While doing a handful of gigs in Southeast Iowa, both of my brothers came to our aid.  My brother, Steve (who lives in Mt. Pleasant), introduced us to his buddy, Brett Johnson.  Brett is a car dealer who hits the auctions once or twice each week.  He had actually found me a van some years back, when a vehicle of mine had broke down in a thoroughly final way while travelling across Iowa.   This time, we had given him a bit of a challenge.  It is apparently getting more difficult to find a manual transmission vehicle that would be suitable for towing behind an RV.  After a try or two, Brett found the Aveo, cleaned it up, changed the oil, put a couple of new tires on it, and turned it over to us.  Pony got first shot at driving it, which prompted her impulse to name the car Rose.  It is a year or two newer than the Focus, with about the same mileage as we had started out with that car, and it does not have the heavily-tinted windows that bothered Pony about the Focus.  All in all, I think we came out the better for it. 

But this car had to be prepared for towing, which included getting a metal plate welded underneath, and the various parts attached to allow the tow rig to affix to it.  So while all of this was going on, my brother, Tom, loaned us a vehicle to use for getting to gigs, running errands and such.

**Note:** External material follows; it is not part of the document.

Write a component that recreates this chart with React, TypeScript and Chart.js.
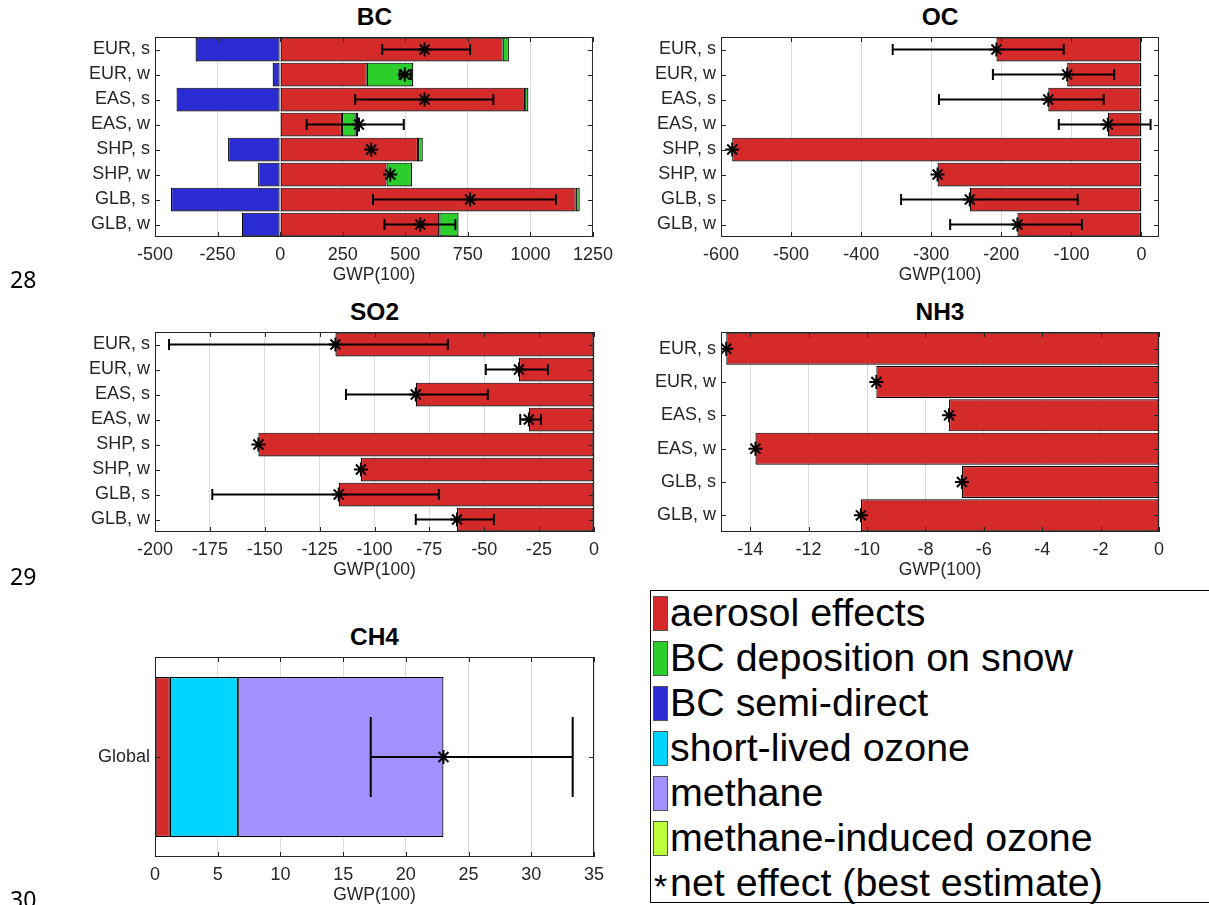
import React, { useEffect, useRef } from 'react';
import { Chart, registerables } from 'chart.js';
Chart.register(...registerables);

// ---------- data ----------
const regionLabels = ['EUR, s', 'EUR, w', 'EAS, s', 'EAS, w', 'SHP, s', 'SHP, w', 'GLB, s', 'GLB, w'];
const nh3Labels = ['EUR, s', 'EUR, w', 'EAS, s', 'EAS, w', 'GLB, s', 'GLB, w'];
const ch4Labels = ['Global'];

const bcTicks = [-500, -250, 0, 250, 500, 750, 1000, 1250];
const ocTicks = [-600, -500, -400, -300, -200, -100, 0];
const so2Ticks = [-200, -175, -150, -125, -100, -75, -50, -25, 0];
const nh3Ticks = [-14, -12, -10, -8, -6, -4, -2, 0];
const ch4Ticks = [0, 5, 10, 15, 20, 25, 30, 35];

const bcAerosol = [889, 346, 979, 247, 551, 425, 1181, 636];
const bcSnow = [25, 186, 13, 55, 19, 102, 16, 77];
const bcSemiDirect = [-338, -30, -414, 10, -208, -88, -436, -153];
const bcNet = [577, 498, 577, 315, 364, 440, 759, 560];
const bcErrLow = [408, 478, 300, 106, null, null, 371, 417];
const bcErrHigh = [759, 522, 852, 494, null, null, 1102, 700];

const ocAerosol = [-207, -106, -133, -48, -584, -291, -245, -177];
const ocNet = [-207, -106, -133, -48, -584, -291, -245, -177];
const ocErrLow = [-355, -212, -289, -118, null, null, -343, -273];
const ocErrHigh = [-111, -39, -54, 13, null, null, -91, -85];

const so2Aerosol = [-117.8, -34.2, -81.2, -29.7, -152.9, -106.2, -116.3, -62.4];
const so2Net = [-117.8, -34.2, -81.2, -29.7, -152.9, -106.2, -116.3, -62.4];
const so2ErrLow = [-193.6, -49.3, -113, -33.6, null, null, -173.9, -81.2];
const so2ErrHigh = [-66.6, -21, -48.4, -24.2, null, null, -70.7, -45.6];

const nh3Aerosol = [-14.82, -9.68, -7.19, -13.82, -6.75, -10.21];
const nh3Net = [-14.82, -9.68, -7.19, -13.82, -6.75, -10.21];

const ch4Aerosol = [1.18];
const ch4ShortOzone = [5.45];
const ch4Methane = [16.37];
const ch4Net = [23.0];
const ch4ErrLow = [17.2];
const ch4ErrHigh = [33.3];

const legendItems = [
  { label: 'aerosol effects', color: '#D52A2A' },
  { label: 'BC deposition on snow', color: '#2BCE2B' },
  { label: 'BC semi-direct', color: '#2B2BD4' },
  { label: 'short-lived ozone', color: '#00D4FF' },
  { label: 'methane', color: '#A091FF' },
  { label: 'methane-induced ozone', color: '#BDFF3C' },
];

const RED = '#D52A2A';
const GREEN = '#2BCE2B';
const BLUE = '#2B2BD4';
const CYAN = '#00D4FF';
const PURPLE = '#A091FF';

const FONT = '"Liberation Sans", Arial, Helvetica, sans-serif';
const AXIS_COLOR = '#262626';

type BarSet = { label: string; data: number[]; color: string };

type PanelProps = {
  left: number;
  top: number;
  width: number;
  height: number;
  yWidth: number;
  padRight: number;
  title: string;
  labels: string[];
  bars: BarSet[];
  net: number[];
  errLow?: (number | null)[];
  errHigh?: (number | null)[];
  ticks: number[];
  min: number;
  max: number;
  barPct: number;
  capR: number;
};

const framePlugin = {
  id: 'matlabFrame',
  afterDraw(chart: any) {
    const { ctx, chartArea: a, scales } = chart;
    ctx.save();
    ctx.strokeStyle = AXIS_COLOR;
    ctx.lineWidth = 1;
    ctx.strokeRect(a.left + 0.5, a.top + 0.5, a.right - a.left - 1, a.bottom - a.top - 1);
    const L = 5;
    ctx.beginPath();
    scales.x.ticks.forEach((t: any) => {
      const px = Math.round(scales.x.getPixelForValue(t.value)) + 0.5;
      ctx.moveTo(px, a.bottom);
      ctx.lineTo(px, a.bottom - L);
      ctx.moveTo(px, a.top);
      ctx.lineTo(px, a.top + L);
    });
    scales.y.ticks.forEach((_t: any, i: number) => {
      const py = Math.round(scales.y.getPixelForTick(i)) + 0.5;
      ctx.moveTo(a.left, py);
      ctx.lineTo(a.left + L, py);
      ctx.moveTo(a.right, py);
      ctx.lineTo(a.right - L, py);
    });
    ctx.stroke();
    ctx.restore();
  },
};

function Panel(p: PanelProps) {
  const ref = useRef<HTMLCanvasElement | null>(null);
  useEffect(() => {
    if (!ref.current) return;
    const datasets: any[] = [];
    // error bars
    if (p.errLow && p.errHigh) {
      p.errLow.forEach((lo, i) => {
        const hi = p.errHigh![i];
        if (lo === null || hi === null) return;
        datasets.push({
          type: 'line',
          indexAxis: 'y',
          xAxisID: 'x',
          yAxisID: 'y',
          stack: 'err' + i,
          order: 0,
          data: [
            { x: lo, y: p.labels[i] },
            { x: hi, y: p.labels[i] },
          ],
          borderColor: '#000',
          borderWidth: 2,
          fill: false,
          pointStyle: 'line',
          pointRotation: 90,
          pointRadius: p.capR,
          pointHoverRadius: p.capR,
          pointBorderWidth: 2,
          pointBorderColor: '#000',
          pointBackgroundColor: '#000',
        });
      });
    }
    // net effect stars
    datasets.push({
      type: 'line',
      indexAxis: 'y',
      xAxisID: 'x',
      yAxisID: 'y',
      stack: 'net',
      order: 0,
      showLine: false,
      data: p.net.map((v, i) => ({ x: v, y: p.labels[i] })),
      pointStyle: 'star',
      pointRadius: 7,
      pointHoverRadius: 7,
      pointBorderWidth: 2,
      pointBorderColor: '#000',
      pointBackgroundColor: '#000',
    });
    p.bars.forEach((b) => {
      datasets.push({
        type: 'bar',
        indexAxis: 'y',
        xAxisID: 'x',
        yAxisID: 'y',
        order: 1,
        label: b.label,
        data: b.data,
        backgroundColor: b.color,
        borderColor: '#000',
        borderWidth: 1.2,
        borderSkipped: false,
        barPercentage: p.barPct,
        categoryPercentage: 1,
      });
    });

    const chart = new Chart(ref.current, {
      type: 'bar',
      data: { labels: p.labels, datasets },
      options: {
        animation: false,
        responsive: false,
        maintainAspectRatio: false,
        indexAxis: 'y',
        layout: { autoPadding: false, padding: { left: 0, right: p.padRight, top: 37, bottom: 0 } },
        plugins: {
          legend: { display: false },
          title: { display: false },
          tooltip: { enabled: false },
        },
        scales: {
          x: {
            type: 'linear',
            min: p.min,
            max: p.max,
            stacked: true,
            afterBuildTicks: (s: any) => {
              s.ticks = p.ticks.map((v) => ({ value: v }));
            },
            afterFit: (s: any) => {
              s.height = 53;
            },
            grid: { color: '#dcdcdc', drawTicks: false, lineWidth: 1 },
            border: { display: false },
            ticks: {
              padding: 7,
              color: AXIS_COLOR,
              font: { family: FONT, size: 18 },
              maxRotation: 0,
              autoSkip: false,
              callback: (v: any) => String(v),
            },
            title: {
              display: true,
              text: 'GWP(100)',
              color: AXIS_COLOR,
              font: { family: FONT, size: 17.5 },
              padding: { top: 0, bottom: 4 },
            },
          },
          y: {
            type: 'category',
            stacked: true,
            afterFit: (s: any) => {
              s.width = p.yWidth;
            },
            grid: { display: false, drawTicks: false },
            border: { display: false },
            ticks: {
              padding: 5,
              color: AXIS_COLOR,
              font: { family: FONT, size: 18 },
              autoSkip: false,
            },
          },
        },
      } as any,
      plugins: [framePlugin],
    } as any);
    return () => chart.destroy();
  }, []);

  const plotLeft = p.left + p.yWidth;
  const plotWidth = p.width - p.yWidth - p.padRight;
  return (
    <>
      <div
        style={{
          position: 'absolute',
          left: plotLeft,
          top: p.top + 5,
          width: plotWidth,
          textAlign: 'center',
          fontFamily: FONT,
          fontWeight: 'bold',
          fontSize: 24.5,
          lineHeight: '24px',
          color: '#000',
        }}
      >
        {p.title}
      </div>
      <canvas
        ref={ref}
        width={p.width}
        height={p.height}
        style={{ position: 'absolute', left: p.left, top: p.top, width: p.width, height: p.height }}
      />
    </>
  );
}

function Legend() {
  const BOX_TOP = 590;
  const rowTop = (i: number) => 590 + 45 * i;
  const textStyle: React.CSSProperties = {
    position: 'absolute',
    left: 19,
    fontFamily: FONT,
    fontSize: 39.4,
    lineHeight: '45px',
    color: '#000',
    whiteSpace: 'nowrap',
  };
  return (
    <div
      style={{
        position: 'absolute',
        left: 650,
        top: BOX_TOP,
        width: 600,
        height: 313,
        border: '1px solid #000',
        boxSizing: 'border-box',
      }}
    >
      {legendItems.map((it, i) => (
        <div key={it.label}>
          <div
            style={{
              position: 'absolute',
              left: 2,
              top: rowTop(i) - BOX_TOP + 5,
              width: 14.5,
              height: 35,
              background: it.color,
              border: '1px solid #555',
              boxSizing: 'border-box',
            }}
          />
          <div style={{ ...textStyle, top: rowTop(i) - BOX_TOP - 1 }}>{it.label}</div>
        </div>
      ))}
      <div
        style={{
          position: 'absolute',
          left: 3,
          top: 278,
          fontFamily: FONT,
          fontSize: 34,
          lineHeight: '34px',
          color: '#000',
        }}
      >
        *
      </div>
      <div style={{ ...textStyle, top: rowTop(6) - BOX_TOP - 1 }}>net effect (best estimate)</div>
    </div>
  );
}

const lineNumberStyle: React.CSSProperties = {
  position: 'absolute',
  left: 10,
  fontFamily: '"Noto Sans", "Open Sans", sans-serif',
  fontSize: 23,
  lineHeight: '24px',
  color: '#000',
};

export default function App() {
  return (
    <div
      style={{
        position: 'absolute',
        left: 0,
        top: 0,
        width: 1209,
        height: 905,
        overflow: 'hidden',
        background: '#fff',
      }}
    >
      <Panel
        left={0} top={0} width={620} height={290} yWidth={155} padRight={26}
        title="BC" labels={regionLabels}
        bars={[
          { label: 'aerosol effects', data: bcAerosol, color: RED },
          { label: 'BC deposition on snow', data: bcSnow, color: GREEN },
          { label: 'BC semi-direct', data: bcSemiDirect, color: BLUE },
        ]}
        net={bcNet} errLow={bcErrLow} errHigh={bcErrHigh}
        ticks={bcTicks} min={-500} max={1250} barPct={0.95} capR={5.5}
      />
      <Panel
        left={620} top={0} width={589} height={290} yWidth={101} padRight={50}
        title="OC" labels={regionLabels}
        bars={[{ label: 'aerosol effects', data: ocAerosol, color: RED }]}
        net={ocNet} errLow={ocErrLow} errHigh={ocErrHigh}
        ticks={ocTicks} min={-600} max={25} barPct={0.95} capR={5.5}
      />
      <Panel
        left={0} top={295} width={620} height={290} yWidth={155} padRight={26}
        title="SO2" labels={regionLabels}
        bars={[{ label: 'aerosol effects', data: so2Aerosol, color: RED }]}
        net={so2Net} errLow={so2ErrLow} errHigh={so2ErrHigh}
        ticks={so2Ticks} min={-200} max={0} barPct={0.95} capR={5.5}
      />
      <Panel
        left={620} top={295} width={589} height={290} yWidth={101} padRight={50}
        title="NH3" labels={nh3Labels}
        bars={[{ label: 'aerosol effects', data: nh3Aerosol, color: RED }]}
        net={nh3Net}
        ticks={nh3Ticks} min={-15} max={0} barPct={0.96} capR={5.5}
      />
      <Panel
        left={0} top={620} width={620} height={290} yWidth={155} padRight={26}
        title="CH4" labels={ch4Labels}
        bars={[
          { label: 'aerosol effects', data: ch4Aerosol, color: RED },
          { label: 'short-lived ozone', data: ch4ShortOzone, color: CYAN },
          { label: 'methane', data: ch4Methane, color: PURPLE },
        ]}
        net={ch4Net} errLow={ch4ErrLow} errHigh={ch4ErrHigh}
        ticks={ch4Ticks} min={0} max={35} barPct={0.8} capR={40}
      />
      <Legend />
      <div style={{ ...lineNumberStyle, top: 267 }}>28</div>
      <div style={{ ...lineNumberStyle, top: 564 }}>29</div>
      <div style={{ ...lineNumberStyle, top: 887 }}>30</div>
    </div>
  );
}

This “loaner” was a 1986 Ford Crown Victoria LTD that he had bought for the daughter of his girlfriend (who was just learning to drive).  It was a beast of a vehicle; a large barge of a car, with a roaring, gas-guzzling engine.  Dark blue it was, with patches of rust blossoming here and there, and even duct tape holding some parts together.  It reminded me of the “Bluesmobile” in the first Blues Brothers movie, and while driving it, I felt sure that I would be capable of eluding neo-nazis, redneck country and western musicians, and all manner of vengeful law-enforcement officers, were there a need.  It was hell on snowy/icy roads, however; fishtailing with just a small invitation to do so.  Pony and I both drove it over the course of that week in Iowa, and we both hoped that Tom would wait until Spring before giving this vehicle over to Lisa’s daughter.